╭─ GIVEN DATA

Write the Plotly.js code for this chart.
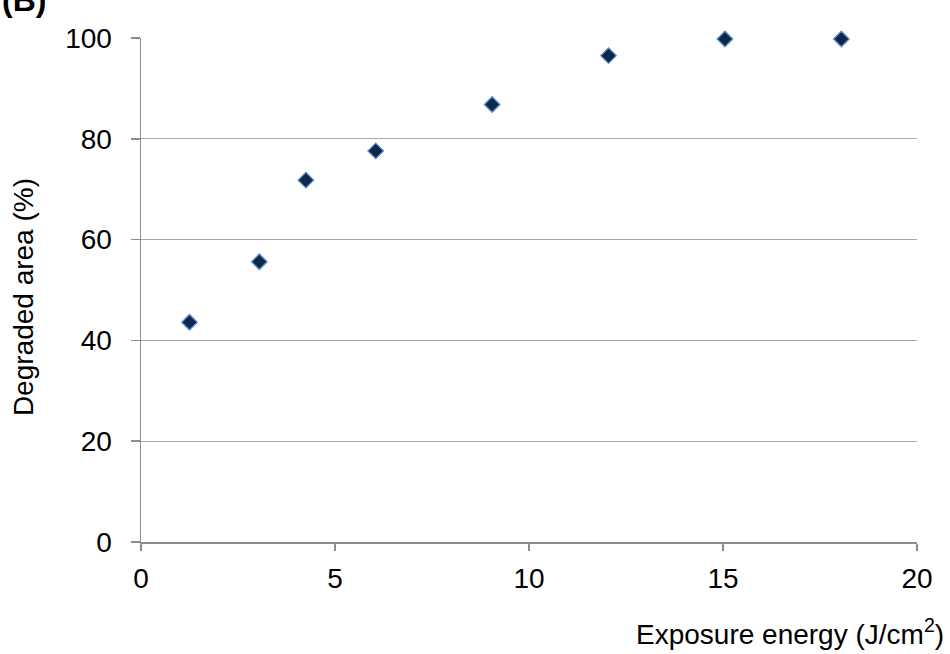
<!DOCTYPE html>
<html>
<head>
<meta charset="utf-8">
<script src="https://cdn.plot.ly/plotly-3.0.1.min.js"></script>
<style>html,body{margin:0;padding:0;background:#fff;}#chart{width:950px;height:654px;}</style>
</head>
<body>
<div id="chart"></div>
<script>
const exposureEnergy = [1.25, 3.05, 4.25, 6.05, 9.05, 12.05, 15.05, 18.05];
const degradedArea = [43.6, 55.6, 71.8, 77.6, 86.8, 96.5, 99.8, 99.8];
const xTicks = [0, 5, 10, 15, 20];
const yTicks = [0, 20, 40, 60, 80, 100];

const font = 'Liberation Sans, Arial, sans-serif';
const trace = {
  x: exposureEnergy, y: degradedArea, type: 'scatter', mode: 'markers',
  cliponaxis: false,
  marker: {symbol: 'diamond', size: 12, color: '#0f2847', line: {color: '#5b8fd0', width: 1.3}},
  hoverinfo: 'skip'
};
const layout = {
  width: 950, height: 654,
  margin: {l: 141, r: 33, t: 38, b: 112},
  paper_bgcolor: '#fff', plot_bgcolor: '#fff',
  showlegend: false,
  font: {family: font, color: '#000'},
  xaxis: {
    range: [0, 20], tickvals: xTicks, ticktext: xTicks.map(String),
    showgrid: false, zeroline: false, showline: true, linecolor: '#8c8c8c', linewidth: 1.5,
    ticks: 'outside', ticklen: 7, tickcolor: '#8c8c8c', tickwidth: 1.5, ticklabelstandoff: 4,
    tickfont: {size: 28, family: font, color: '#000'}, fixedrange: true
  },
  yaxis: {
    range: [0, 100], tickvals: yTicks, ticktext: yTicks.map(String),
    showgrid: true, gridcolor: '#a6a6a6', gridwidth: 1.2, zeroline: false,
    showline: true, linecolor: '#8c8c8c', linewidth: 1.5,
    ticks: 'outside', ticklen: 9, tickcolor: '#8c8c8c', tickwidth: 1.5, ticklabelstandoff: 13,
    tickfont: {size: 28, family: font, color: '#000'}, fixedrange: true
  },
  annotations: [
    {text: 'Exposure energy (J/cm<sup>2</sup>)', xref: 'paper', yref: 'paper',
     x: 1.037, y: -0.178, xanchor: 'right', yanchor: 'middle', showarrow: false,
     font: {size: 28, family: font, color: '#000'}},
    {text: 'Degraded area (%)', xref: 'paper', yref: 'paper',
     x: -0.152, y: 0.486, xanchor: 'center', yanchor: 'middle', textangle: -90, showarrow: false,
     font: {size: 28, family: font, color: '#000'}},
    {text: '<b>(B)</b>', xref: 'paper', yref: 'paper',
     x: -0.182, y: 1.075, xanchor: 'left', yanchor: 'middle', showarrow: false,
     font: {size: 32, family: font, color: '#000'}}
  ]
};
Plotly.newPlot('chart', [trace], layout, {displayModeBar: false, staticPlot: true});
</script>
</body>
</html>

╰─

WHAT IS REQUIRED » Skip every picture and transcribe the data above exactly.

TASK RESULT »
Write the Plotly.js code for this chart.
<!DOCTYPE html>
<html>
<head>
<meta charset="utf-8">
<script src="https://cdn.plot.ly/plotly-3.0.1.min.js"></script>
<style>html,body{margin:0;padding:0;background:#fff;}#chart{width:950px;height:654px;}</style>
</head>
<body>
<div id="chart"></div>
<script>
const exposureEnergy = [1.25, 3.05, 4.25, 6.05, 9.05, 12.05, 15.05, 18.05];
const degradedArea = [43.6, 55.6, 71.8, 77.6, 86.8, 96.5, 99.8, 99.8];
const xTicks = [0, 5, 10, 15, 20];
const yTicks = [0, 20, 40, 60, 80, 100];

const font = 'Liberation Sans, Arial, sans-serif';
const trace = {
  x: exposureEnergy, y: degradedArea, type: 'scatter', mode: 'markers',
  cliponaxis: false,
  marker: {symbol: 'diamond', size: 12, color: '#0f2847', line: {color: '#5b8fd0', width: 1.3}},
  hoverinfo: 'skip'
};
const layout = {
  width: 950, height: 654,
  margin: {l: 141, r: 33, t: 38, b: 112},
  paper_bgcolor: '#fff', plot_bgcolor: '#fff',
  showlegend: false,
  font: {family: font, color: '#000'},
  xaxis: {
    range: [0, 20], tickvals: xTicks, ticktext: xTicks.map(String),
    showgrid: false, zeroline: false, showline: true, linecolor: '#8c8c8c', linewidth: 1.5,
    ticks: 'outside', ticklen: 7, tickcolor: '#8c8c8c', tickwidth: 1.5, ticklabelstandoff: 4,
    tickfont: {size: 28, family: font, color: '#000'}, fixedrange: true
  },
  yaxis: {
    range: [0, 100], tickvals: yTicks, ticktext: yTicks.map(String),
    showgrid: true, gridcolor: '#a6a6a6', gridwidth: 1.2, zeroline: false,
    showline: true, linecolor: '#8c8c8c', linewidth: 1.5,
    ticks: 'outside', ticklen: 9, tickcolor: '#8c8c8c', tickwidth: 1.5, ticklabelstandoff: 13,
    tickfont: {size: 28, family: font, color: '#000'}, fixedrange: true
  },
  annotations: [
    {text: 'Exposure energy (J/cm<sup>2</sup>)', xref: 'paper', yref: 'paper',
     x: 1.037, y: -0.178, xanchor: 'right', yanchor: 'middle', showarrow: false,
     font: {size: 28, family: font, color: '#000'}},
    {text: 'Degraded area (%)', xref: 'paper', yref: 'paper',
     x: -0.152, y: 0.486, xanchor: 'center', yanchor: 'middle', textangle: -90, showarrow: false,
     font: {size: 28, family: font, color: '#000'}},
    {text: '<b>(B)</b>', xref: 'paper', yref: 'paper',
     x: -0.182, y: 1.075, xanchor: 'left', yanchor: 'middle', showarrow: false,
     font: {size: 32, family: font, color: '#000'}}
  ]
};
Plotly.newPlot('chart', [trace], layout, {displayModeBar: false, staticPlot: true});
</script>
</body>
</html>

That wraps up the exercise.